Rather than breaking into the BufferBlock
, why not instead insert a TransformManyBlock
into the chain that does this for you? You can use a HashSet
, where the Add
method only returns true
if the item hasn't already been added. It ends up being quite simple, but storage requirements obviously increase with time...
void Main()
{
var bb = new BufferBlock<string>();
var db = DataflowEx.CreateDistinctBlock<string>();
var ab = new ActionBlock<string>(x => Console.WriteLine(x));
bb.LinkTo(db);
db.LinkTo(ab);
bb.Post("this");
bb.Post("this");
bb.Post("this");
bb.Post("is");
bb.Post("is");
bb.Post("a");
bb.Post("test");
}
public class DataflowEx
{
public static TransformManyBlock<T, T> CreateDistinctBlock<T>()
{
var hs = new HashSet<T>();
//hs will be captured in the closure of the delegate
//supplied to the TransformManyBlock below and therefore
//will have the same lifespan as the returned block.
//Look up the term "c# closure" for more info
return new TransformManyBlock<T, T>(
x => Enumerable.Repeat(x, hs.Add(x) ? 1 : 0));
}
}
The reason this works is that, just like Linq's SelectMany, the TransformManyBlock effectively flattens out lists of lists.

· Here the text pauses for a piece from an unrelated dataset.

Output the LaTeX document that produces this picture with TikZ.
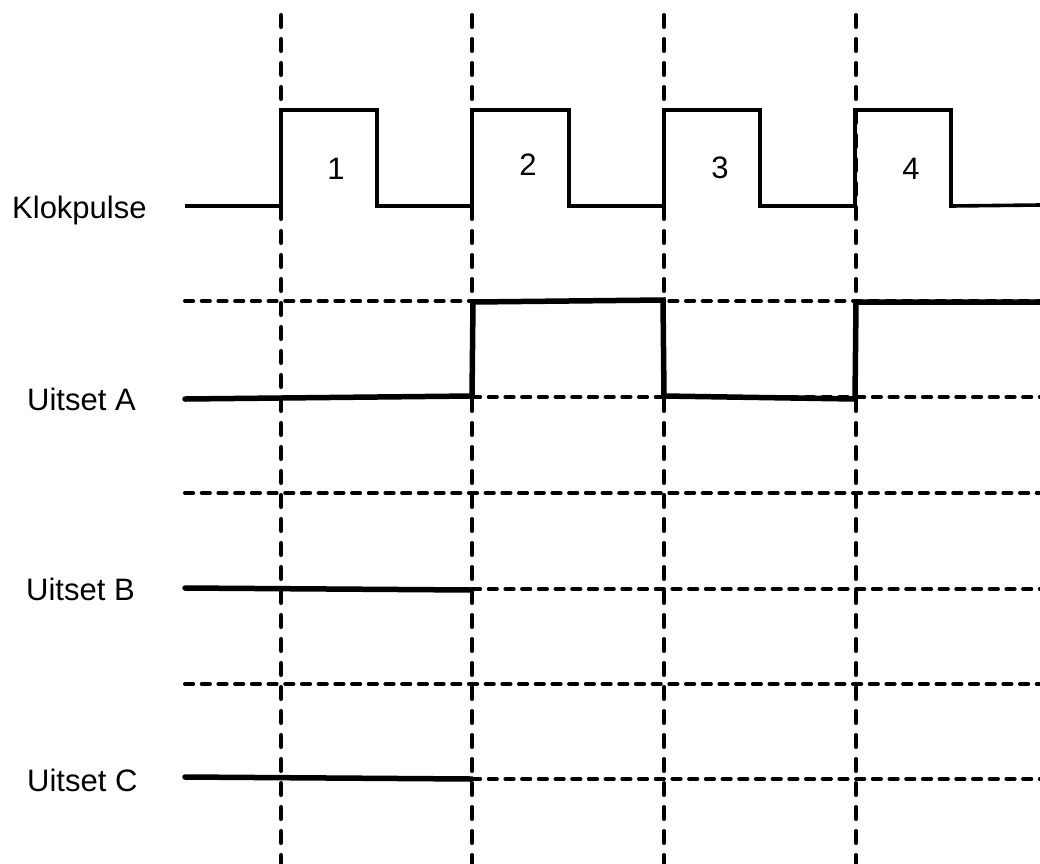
\documentclass[tikz,border=0pt]{standalone}
\usepackage{fontspec}
\setmainfont{Liberation Sans}
\begin{document}
\begin{tikzpicture}[x=1pt,y=-1pt,
  vgrid/.style={line width=4pt,line cap=round,dash pattern=on 12pt off 12pt},
  hgrid/.style={line width=4pt,line cap=round,dash pattern=on 8.2pt off 8.5pt},
  clk/.style={line width=3.6pt,line join=miter},
  sig/.style={line width=5.5pt,line join=miter,line cap=round},
  lbl/.style={anchor=base west,inner sep=0pt,font=\fontsize{31}{37}\selectfont},
  num/.style={inner sep=0pt,font=\fontsize{31}{37}\selectfont}]
\useasboundingbox (0,0) rectangle (1040,863);
% vertical grid
\foreach \x in {281,472,664,856}
  \draw[vgrid] (\x,15) -- (\x,875);
% horizontal grid
\draw[hgrid] (185,301) -- (1040,301);
\draw[hgrid] (472,397) -- (1040,397);
\draw[hgrid] (185,493) -- (1040,493);
\draw[hgrid] (472,589) -- (1040,589);
\draw[hgrid] (185,684) -- (1040,684);
\draw[hgrid] (472,779) -- (1040,779);
% labels
\node[lbl] (klok) at (12,218) {Klokpulse};
\node[lbl] (ua) at (27,410) {Uitset A};
\node[lbl] (ub) at (26,600) {Uitset B};
\node[lbl] (uc) at (27,791) {Uitset C};
\node[num] (n1) at (336,169) {1};
\node[num] (n2) at (528,165) {2};
\node[num] (n3) at (720,168) {3};
\node[num] (n4) at (911,169) {4};
% clock
\draw[clk] (185,206) -- (281,206) -- (281,110) -- (377,110) -- (377,206)
  -- (472,206) -- (472,110) -- (569,110) -- (569,206)
  -- (664,206) -- (664,110) -- (760,110) -- (760,206)
  -- (855,206) -- (855,110) -- (951,110) -- (951,206) -- (1040,205);
% outputs
\draw[sig] (185,399) -- (472,396) -- (473,302) -- (663,300) -- (664,396)
  -- (855,399) -- (856,302) -- (1040,302);
\draw[sig] (185,588) -- (472,590);
\draw[sig] (185,777) -- (472,779);
\end{tikzpicture}
\end{document}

So, the TransformManyBlock takes a delegate that returns an IEnumerable<T>
, but offers the items in the returned IEnumerable<T>
one at a time. By returning an IEnumerable<T>
that either has 0 or 1 items in it, we can effectively create Where
-like behaviour, either allowing an item through or preventing it from passing, depending on whether or not some predicate is satisfied. In this case, the predicate is whether or not we can add the item to the captured HashSet.